A sharpened pencil.
A coffee cup.
Five million multi-colored brick Legos.
A hoodie.
A piece of junk mail.
That damn bag of clothes that has yet to make its way to the Goodwill.
A backpack. A half eaten apple. A water bottle. A ziplock bag with old goldfish.
I pick up each one and clench them in my hands, my arm pit, my mouth and I travel...delivering one by one to a different room or the trash can internally cursing that this is the sad story of my life.
I begin a lecture in my head of how I am not an indentured servant and that these God damn kids are going to start carrying their weight or I'm going to kick their asses out onto the front lawn.
And then tonight happens. I witness my 11-year old son cross over from a cub scout into a full, fledged boy scout and on the way home I remind him of his orthodontist appointment when he gets braces on his bottom teeth. A few hours earlier, I encourage my 8-year old sweet daughter to practice over and over again her presentation on the great state of Maine (side note: did you know that chewing gum was invented in Maine and that they are the producers of more toothpicks per capita than any other state in the union?). And moments before that, my 5-year old gives me a talking to about taste testing healthy foods and the particulars of dancing the waltz with her preschool classmate.

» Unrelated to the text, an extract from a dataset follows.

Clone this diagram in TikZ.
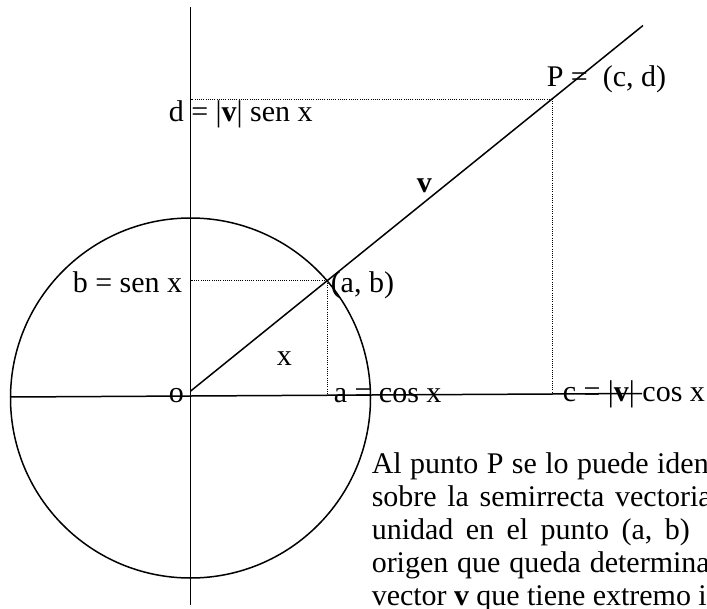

It's all happening in front of my eyes. The growing up part. The changing. The reaching of milestones. The becoming their own people thing that children do when you don't even know it.
The hardest part is that it's mixed in with incessant screaming because no one listens and the repeating of the same instructions over and over again until I just want to throw myself off a bridge or drive to Mexico all the while simultaneously taking each other for granted because that's just what happens when you're a part of a family.
So just when you're moments from pulling your hair out and ready to sell your children to the first bidder, you realize that something magical is happening in the mix of the ridiculously tedious, impossibly hard and painfully mundane. You realize that you're doing it. You're raising beautiful, miraculous, stunningly imperfect, gorgeous human beings that take your breath away. And in that one moment, you decide that it's worth it and you can get up again tomorrow and vow to try all over again.
Picking up the
sharpened pencil
coffee cup
half eaten fill in the blank
And that this is all part of the messy miracle you get to witness. The amazing, ugly, embarrassingly frustrating, more beautiful than you could imagine gift of mothering.